Oil and Private Security in Nigeria: a Multiform Complex and the “Monaco Syndrome” (PDF, 22 pages, 159 KB) -- by Marc-Antoine Perouse de Montclos
The privatization of security in Nigeria is part of a political economy dominated by foreign and local oil-interests, and in which the privatization of state-coercion is a means for oil-companies to retain control over the areas they are exploiting. Indeed, the political violence prevailing in the country has lead oil-companies to deploy additional security-forces in the oil-rich areas that are also the most instable areas. The latter are thus being “enclavized” and isolated from the rest of Nigerian society. However, these security-forces are not only supplied by private companies, but also by the Nigerian state that is thus itself being privatized. Indeed, the widespread corruption of Nigerian state-forces leads them to serve private oil-interests thus becoming a de facto actor of the privatization of security in Africa.

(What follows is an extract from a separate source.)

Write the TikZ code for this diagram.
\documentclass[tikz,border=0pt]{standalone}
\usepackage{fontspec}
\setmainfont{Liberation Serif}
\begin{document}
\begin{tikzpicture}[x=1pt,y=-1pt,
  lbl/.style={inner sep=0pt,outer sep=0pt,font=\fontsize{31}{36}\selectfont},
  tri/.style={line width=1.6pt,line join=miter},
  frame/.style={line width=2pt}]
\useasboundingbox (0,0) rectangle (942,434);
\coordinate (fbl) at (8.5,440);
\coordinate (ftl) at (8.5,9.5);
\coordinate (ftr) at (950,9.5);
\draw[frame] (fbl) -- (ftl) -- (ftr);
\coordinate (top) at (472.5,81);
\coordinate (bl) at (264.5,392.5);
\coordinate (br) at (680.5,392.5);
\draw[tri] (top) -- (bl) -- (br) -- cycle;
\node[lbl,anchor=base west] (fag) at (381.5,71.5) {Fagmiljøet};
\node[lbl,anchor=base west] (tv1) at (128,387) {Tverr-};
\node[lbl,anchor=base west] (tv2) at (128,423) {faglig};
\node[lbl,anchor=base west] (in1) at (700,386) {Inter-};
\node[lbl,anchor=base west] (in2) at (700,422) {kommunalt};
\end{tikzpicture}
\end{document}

Janice E. Thompson: Mercenarism as a Socio-Historical Form of Private Coercion (PDF, 16 pages, 120 KB) -- by Elodie Rigaud
The historical sociology of the state offers very interesting insights on private security as shown by the analysis of Janice Thompson, combining critical and historical sociology. She shows that state-power and private coercion are not incompatible. Indeed, private coercion has been encouraged and instrumentalised by the European state-system throughout the middle-ages until the 18th century. Non-state violence was the norm rather than the exception on the international arena until its adverse consequences led Western states to monopolize international violence and thus to consolidate state-sovereignty. However, the recent privatizing trend is rarely analyzed through Thompson’s approach. Such an analysis would however allow analyzing how the modern state is changing and transforming the very meaning of sovereignty, security and violence.